Vitalistic Fantasies


Event Details


Vitalistic Fantasies

Preview Saturday 4 June 7pm

Exhibition continues until 16 July

Gallery open Wednesday – Saturday 11am – 9pm

Online artist Talk: Wednesday 13th July, 7pm

Susan Absolon | David Ainley | Iain Andrews | Amanda Ansell | Karl Bielik | Claudia Böse | Day Bowman | Julian Brown | Marco Cali | Ruth Calland | Jules Clarke | Deb Covell | Lucy Cox | Gordon Dalton | Pen Dalton | Lisa Denyer | Natalie Dowse | Nathan Eastwood | Geraint Evans | Susan Gunn | Alex Hanna | Suzanne Holtom | Marguerite Horner | Barbara Howey | Phil Illingworth | Linda Ingham | Rachel Lancaster | Bryan Lavelle | Andrew Litten | Paula MacArthur | David Manley | Enzo Marra | Nicholas Middleton | Paul Newman | Stephen Newton | Joe Packer | Stephen Palmer | Ruth Philo | Alison Pilkington | Narbi Price | Freya Purdue | James Quin | Katherine Russell | David Sullivan | Harvey Taylor | Molly Thomson | Ehryn Torrell | Judith Tucker | Casper White | Joanna Whittle | Sean Williams

We are delighted to announce that Vitalistic Fantasies is finally coming to Elysium Gallery Swansea.

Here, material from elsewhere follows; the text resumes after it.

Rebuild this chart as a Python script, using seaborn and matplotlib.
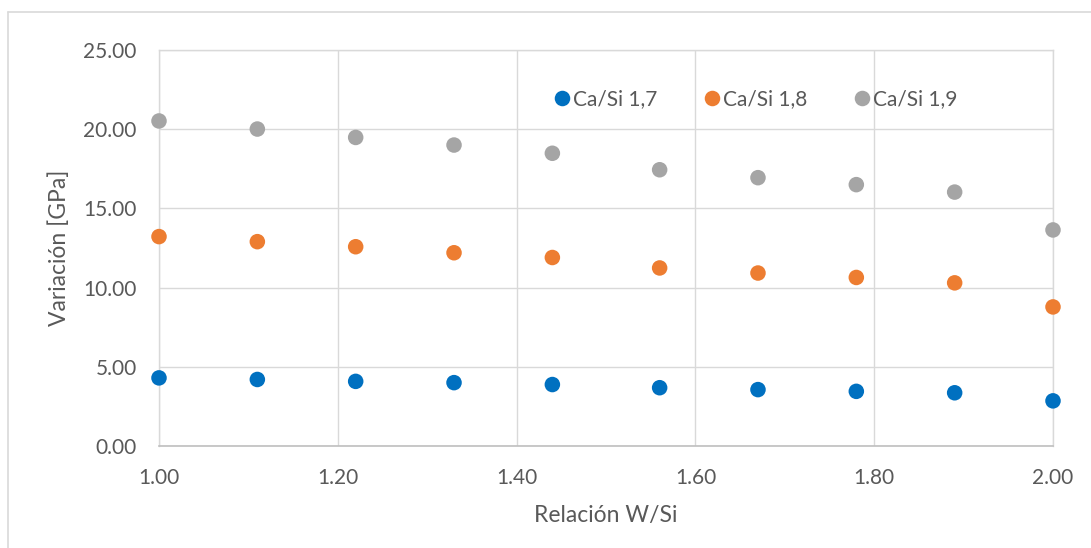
import numpy as np
import pandas as pd
import matplotlib
matplotlib.use("Agg")
import matplotlib.pyplot as plt
import seaborn as sns
from matplotlib.lines import Line2D

# ---- data ----
ratio_w_si = [1.00, 1.11, 1.22, 1.33, 1.44, 1.56, 1.67, 1.78, 1.89, 2.00]
ca_si_17 = [4.30, 4.20, 4.08, 4.00, 3.88, 3.68, 3.56, 3.45, 3.36, 2.85]
ca_si_18 = [13.22, 12.90, 12.58, 12.20, 11.90, 11.24, 10.92, 10.64, 10.30, 8.78]
ca_si_19 = [20.52, 20.01, 19.48, 19.00, 18.48, 17.44, 16.94, 16.50, 16.03, 13.64]
series_names = ["Ca/Si 1,7", "Ca/Si 1,8", "Ca/Si 1,9"]
colors = ["#0070C0", "#ED7D31", "#A5A5A5"]
x_ticks = [1.00, 1.20, 1.40, 1.60, 1.80, 2.00]
y_ticks = [0, 5, 10, 15, 20, 25]

df = pd.DataFrame({
    "x": ratio_w_si * 3,
    "y": ca_si_17 + ca_si_18 + ca_si_19,
    "serie": [series_names[0]] * 10 + [series_names[1]] * 10 + [series_names[2]] * 10,
})

sns.set_theme(style="white")
plt.rcParams["font.family"] = ["Lato", "DejaVu Sans"]

W, H = 1091, 548
fig = plt.figure(figsize=(W / 100, H / 100), dpi=100)
ax = fig.add_axes([159 / W, (H - 446) / H, (1053 - 159) / W, (446 - 50) / H])

sns.scatterplot(data=df, x="x", y="y", hue="serie", palette=colors,
                hue_order=series_names, s=125, edgecolor="none",
                linewidth=0, ax=ax, zorder=3, clip_on=False)

ax.set_xlim(1.0, 2.0)
ax.set_ylim(0, 25)
ax.set_xticks(x_ticks)
ax.set_yticks(y_ticks)
ax.set_xticklabels([f"{v:.2f}" for v in x_ticks])
ax.set_yticklabels([f"{v:.2f}" for v in y_ticks])
ax.grid(True, color="#D9D9D9", linewidth=1.0, zorder=0)
ax.set_axisbelow(True)
ax.tick_params(axis="both", length=0, labelsize=15, colors="#595959")
ax.tick_params(axis="y", pad=16)
ax.tick_params(axis="x", pad=16)
for side in ["top", "right", "left"]:
    ax.spines[side].set_color("#D9D9D9")
    ax.spines[side].set_linewidth(1.0)
ax.spines["bottom"].set_color("#BFBFBF")
ax.spines["bottom"].set_linewidth(1.2)

ax.set_xlabel("Relación W/Si", fontsize=16.5, color="#595959", labelpad=12)
ax.set_ylabel("Variación [GPa]", fontsize=16.5, color="#595959", labelpad=10)

leg = ax.legend(loc="center", bbox_to_anchor=(0.666, 0.876), ncol=3,
                frameon=False, fontsize=15, handletextpad=0.05,
                columnspacing=2.1, markerscale=1.0, handlelength=1.0)
for t in leg.get_texts():
    t.set_color("#595959")

# outer chart border
fig.add_artist(Line2D([8 / W, 8 / W], [0, (H - 12) / H], transform=fig.transFigure,
                      color="#D9D9D9", linewidth=1.2))
fig.add_artist(Line2D([8 / W, 1], [(H - 12) / H, (H - 12) / H], transform=fig.transFigure,
                      color="#D9D9D9", linewidth=1.2))

fig.savefig("out.png", dpi=100)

An expanded version of the exhibition originally planned for 2020 BEEP Painting Biennial will open on 4 June with works by painters from the artist led group Contemporary British Painting.

The title of this exhibition is taken from the introduction of Isabelle Graw’s 2018 book, The Love of Painting in which she argues that aliveness of paintings is created not only through the specific ways in which painters personalise their paintings through the traces of activity on the resulting work, but also through the projections of the viewer onto the painting.

She writes: “One key reason I call these fantasies “vitalistic” is because they imaginatively assume qualities of living beings such as subjectivity, liveliness, and animation for dead material. In a vitalistic fantasy, human attributes – like self-command, will, and energy – are projected onto lifeless material”.

The resulting record of the painter’s activity, however energetic or quiet, is suggestive of the artist themselves, the viewer is compelled to project an imagined personality onto the work.

When describing their working process painters often talk about paintings ‘painting themselves’ or ‘leading the way’ in the same way that novelists describe their characters as writing their own narrative. As a work develops its personality evolves and the painter intuitively follows.

Members of Contemporary British Painting come together at The Cello Factory in an attempt to bring a visual conversation to Graw’s ideas and consider how her argument resonates within their own individual practices. These painters present us with images onto which we project ourselves, they are storytellers, colourists, mark makers, fantasists and so are we.

An online catalogue with an essay by Dr. Catrin Webster will accompany the show.